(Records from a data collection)

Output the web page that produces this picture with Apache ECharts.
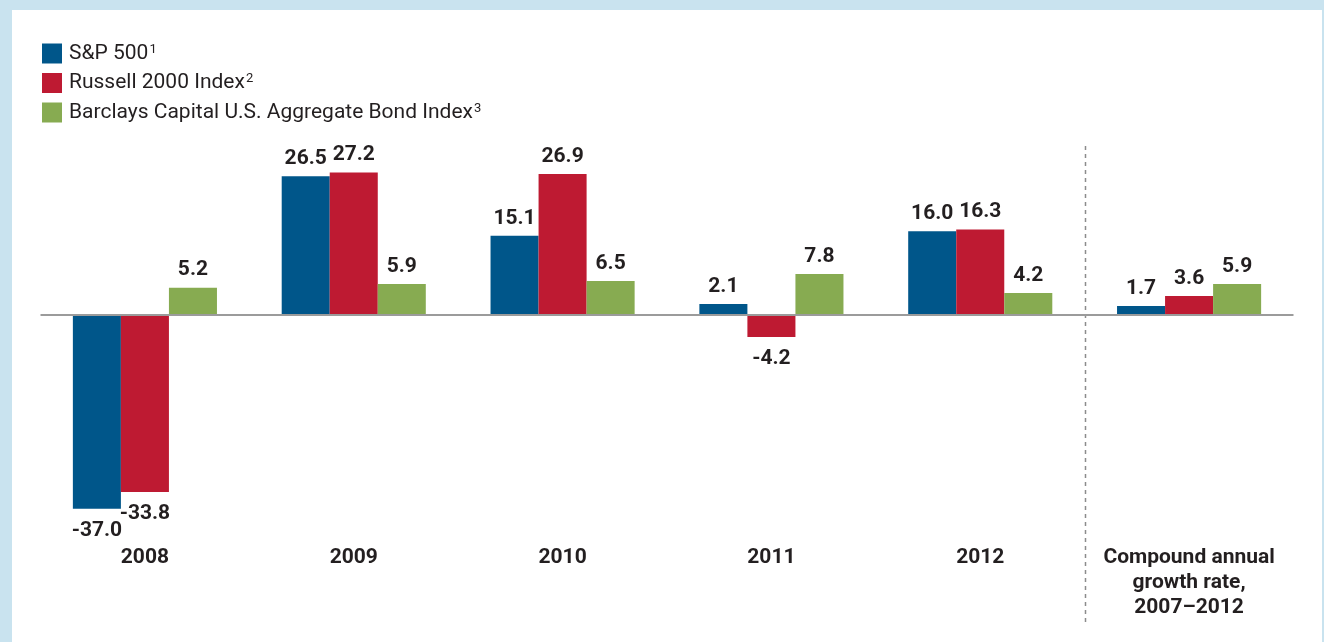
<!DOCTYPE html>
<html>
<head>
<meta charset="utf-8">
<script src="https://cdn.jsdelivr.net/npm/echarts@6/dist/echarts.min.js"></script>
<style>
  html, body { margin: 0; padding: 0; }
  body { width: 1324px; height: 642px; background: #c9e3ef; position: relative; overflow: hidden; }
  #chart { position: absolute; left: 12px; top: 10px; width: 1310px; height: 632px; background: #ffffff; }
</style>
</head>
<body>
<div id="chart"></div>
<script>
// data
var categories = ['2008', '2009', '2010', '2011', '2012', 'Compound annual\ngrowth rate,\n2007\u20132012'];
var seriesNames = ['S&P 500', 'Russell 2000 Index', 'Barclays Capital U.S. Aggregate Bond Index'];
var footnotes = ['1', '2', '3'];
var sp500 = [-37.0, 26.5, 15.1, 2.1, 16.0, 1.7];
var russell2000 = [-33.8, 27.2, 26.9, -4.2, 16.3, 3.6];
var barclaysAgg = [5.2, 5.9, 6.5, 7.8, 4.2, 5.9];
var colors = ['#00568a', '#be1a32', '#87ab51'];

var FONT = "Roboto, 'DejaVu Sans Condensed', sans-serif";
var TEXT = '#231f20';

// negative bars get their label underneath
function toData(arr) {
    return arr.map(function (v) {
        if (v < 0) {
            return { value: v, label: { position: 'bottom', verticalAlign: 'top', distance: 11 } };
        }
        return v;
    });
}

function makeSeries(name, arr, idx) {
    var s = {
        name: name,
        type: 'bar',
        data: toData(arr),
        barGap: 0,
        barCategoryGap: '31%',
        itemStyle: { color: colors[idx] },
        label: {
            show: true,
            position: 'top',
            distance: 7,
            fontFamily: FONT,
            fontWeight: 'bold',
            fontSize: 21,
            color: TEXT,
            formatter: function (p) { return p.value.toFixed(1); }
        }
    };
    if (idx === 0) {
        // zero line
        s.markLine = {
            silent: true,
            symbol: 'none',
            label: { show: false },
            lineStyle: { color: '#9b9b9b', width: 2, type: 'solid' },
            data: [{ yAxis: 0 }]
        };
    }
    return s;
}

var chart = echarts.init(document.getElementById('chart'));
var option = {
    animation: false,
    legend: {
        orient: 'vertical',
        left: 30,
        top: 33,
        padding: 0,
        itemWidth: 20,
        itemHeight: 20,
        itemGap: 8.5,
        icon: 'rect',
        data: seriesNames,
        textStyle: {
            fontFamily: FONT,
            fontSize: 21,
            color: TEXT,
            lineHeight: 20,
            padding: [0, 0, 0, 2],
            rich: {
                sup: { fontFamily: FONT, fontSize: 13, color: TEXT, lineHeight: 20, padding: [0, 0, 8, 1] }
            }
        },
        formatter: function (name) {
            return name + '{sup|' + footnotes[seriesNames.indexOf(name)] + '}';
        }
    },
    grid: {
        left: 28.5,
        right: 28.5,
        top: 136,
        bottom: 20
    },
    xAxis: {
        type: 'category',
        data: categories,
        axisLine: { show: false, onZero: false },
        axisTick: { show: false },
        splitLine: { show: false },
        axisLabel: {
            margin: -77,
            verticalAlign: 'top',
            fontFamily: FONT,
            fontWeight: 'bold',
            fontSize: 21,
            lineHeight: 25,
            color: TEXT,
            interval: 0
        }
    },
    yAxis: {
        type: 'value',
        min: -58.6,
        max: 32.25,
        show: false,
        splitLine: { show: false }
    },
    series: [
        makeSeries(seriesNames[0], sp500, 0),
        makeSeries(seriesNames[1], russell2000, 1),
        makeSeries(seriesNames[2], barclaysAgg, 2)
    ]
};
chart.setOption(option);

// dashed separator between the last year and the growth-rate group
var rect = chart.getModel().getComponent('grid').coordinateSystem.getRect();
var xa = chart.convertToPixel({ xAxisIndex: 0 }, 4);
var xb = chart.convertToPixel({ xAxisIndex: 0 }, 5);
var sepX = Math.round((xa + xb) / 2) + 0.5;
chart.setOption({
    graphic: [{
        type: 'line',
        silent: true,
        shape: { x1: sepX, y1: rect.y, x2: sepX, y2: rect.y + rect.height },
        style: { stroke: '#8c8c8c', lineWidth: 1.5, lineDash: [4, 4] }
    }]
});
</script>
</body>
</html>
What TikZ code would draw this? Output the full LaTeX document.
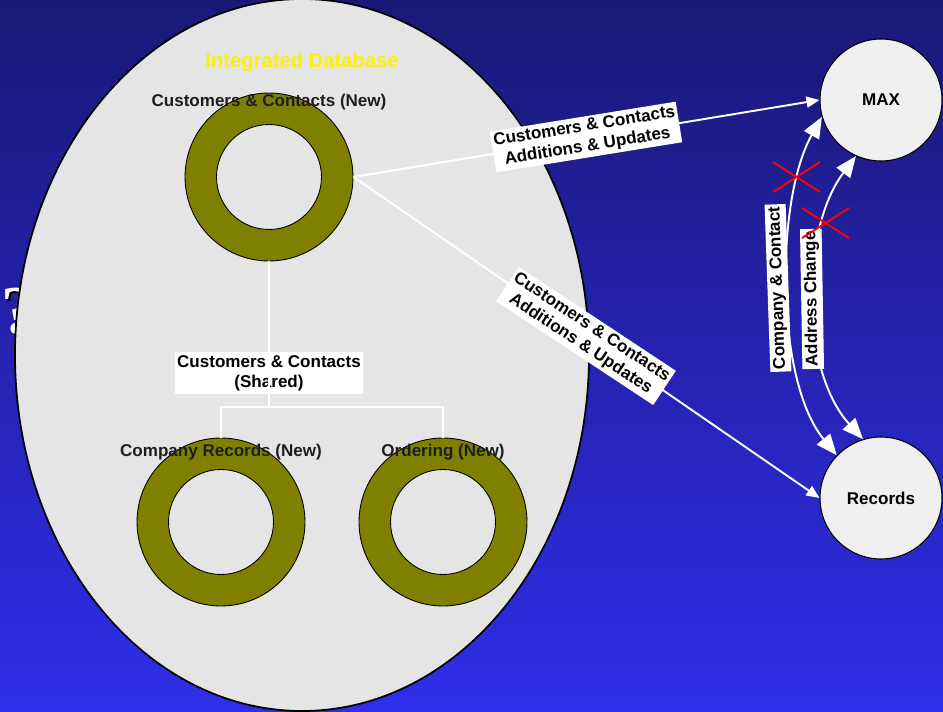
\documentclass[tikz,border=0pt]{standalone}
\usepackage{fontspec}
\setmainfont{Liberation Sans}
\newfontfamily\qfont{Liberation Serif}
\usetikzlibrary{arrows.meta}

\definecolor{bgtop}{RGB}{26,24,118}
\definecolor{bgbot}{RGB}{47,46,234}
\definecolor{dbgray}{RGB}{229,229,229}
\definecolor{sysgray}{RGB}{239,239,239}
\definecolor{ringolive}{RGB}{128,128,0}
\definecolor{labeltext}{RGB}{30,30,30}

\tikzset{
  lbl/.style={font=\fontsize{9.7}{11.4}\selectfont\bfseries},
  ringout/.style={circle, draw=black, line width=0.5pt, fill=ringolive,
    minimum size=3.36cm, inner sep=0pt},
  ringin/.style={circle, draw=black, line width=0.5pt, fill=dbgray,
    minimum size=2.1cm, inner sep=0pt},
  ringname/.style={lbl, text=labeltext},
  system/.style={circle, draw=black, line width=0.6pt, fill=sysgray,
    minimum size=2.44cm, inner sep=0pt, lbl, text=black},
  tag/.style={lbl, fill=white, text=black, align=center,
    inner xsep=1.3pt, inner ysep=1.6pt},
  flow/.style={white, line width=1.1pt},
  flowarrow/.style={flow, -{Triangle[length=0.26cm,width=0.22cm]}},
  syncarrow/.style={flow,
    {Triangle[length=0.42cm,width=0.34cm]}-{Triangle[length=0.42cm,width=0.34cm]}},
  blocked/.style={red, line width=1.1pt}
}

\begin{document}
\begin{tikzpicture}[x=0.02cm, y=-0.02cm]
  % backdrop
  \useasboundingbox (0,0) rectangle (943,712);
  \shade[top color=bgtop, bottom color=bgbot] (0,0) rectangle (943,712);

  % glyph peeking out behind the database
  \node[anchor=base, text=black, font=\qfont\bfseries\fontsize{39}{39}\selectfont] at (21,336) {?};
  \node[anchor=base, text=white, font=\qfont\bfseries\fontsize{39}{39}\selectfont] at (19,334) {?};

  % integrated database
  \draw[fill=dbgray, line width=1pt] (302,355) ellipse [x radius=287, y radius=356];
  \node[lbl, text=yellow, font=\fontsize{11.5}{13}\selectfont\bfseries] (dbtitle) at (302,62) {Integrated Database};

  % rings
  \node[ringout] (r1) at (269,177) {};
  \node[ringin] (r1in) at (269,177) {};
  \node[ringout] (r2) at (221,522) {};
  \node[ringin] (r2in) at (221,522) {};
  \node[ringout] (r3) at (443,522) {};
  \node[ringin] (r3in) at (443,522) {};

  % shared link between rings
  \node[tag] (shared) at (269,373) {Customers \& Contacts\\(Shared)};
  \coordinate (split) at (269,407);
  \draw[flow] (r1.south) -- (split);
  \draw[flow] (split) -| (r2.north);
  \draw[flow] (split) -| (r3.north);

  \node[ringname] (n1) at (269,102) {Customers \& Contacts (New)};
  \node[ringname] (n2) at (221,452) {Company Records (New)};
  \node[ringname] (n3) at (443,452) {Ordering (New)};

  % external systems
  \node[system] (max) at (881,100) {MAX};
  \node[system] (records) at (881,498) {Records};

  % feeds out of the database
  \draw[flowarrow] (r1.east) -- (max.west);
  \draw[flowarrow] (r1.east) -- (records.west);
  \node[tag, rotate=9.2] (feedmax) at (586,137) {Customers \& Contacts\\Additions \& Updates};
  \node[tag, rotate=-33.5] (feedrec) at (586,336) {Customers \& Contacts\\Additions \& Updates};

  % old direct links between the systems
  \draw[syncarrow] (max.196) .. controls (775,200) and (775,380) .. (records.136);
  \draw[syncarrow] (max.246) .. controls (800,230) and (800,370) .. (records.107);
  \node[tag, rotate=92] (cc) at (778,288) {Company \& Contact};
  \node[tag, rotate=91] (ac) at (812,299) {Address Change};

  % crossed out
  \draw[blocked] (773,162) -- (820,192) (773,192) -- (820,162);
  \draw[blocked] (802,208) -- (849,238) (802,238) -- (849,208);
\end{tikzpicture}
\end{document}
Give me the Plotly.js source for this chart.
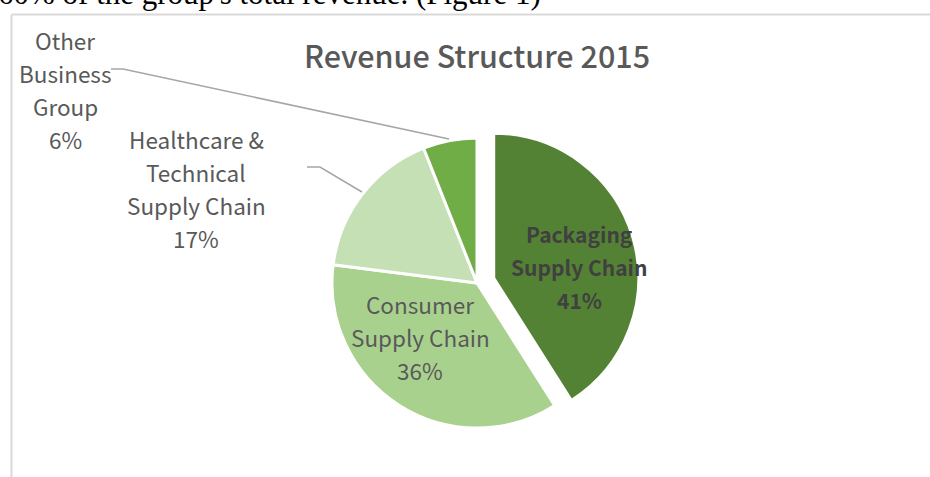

What is being asked – Copy out each line in the listing that has the word "Output".

The reply –
Output the web page that produces this picture with Apache ECharts.
What TikZ code would draw this? Output the full LaTeX document.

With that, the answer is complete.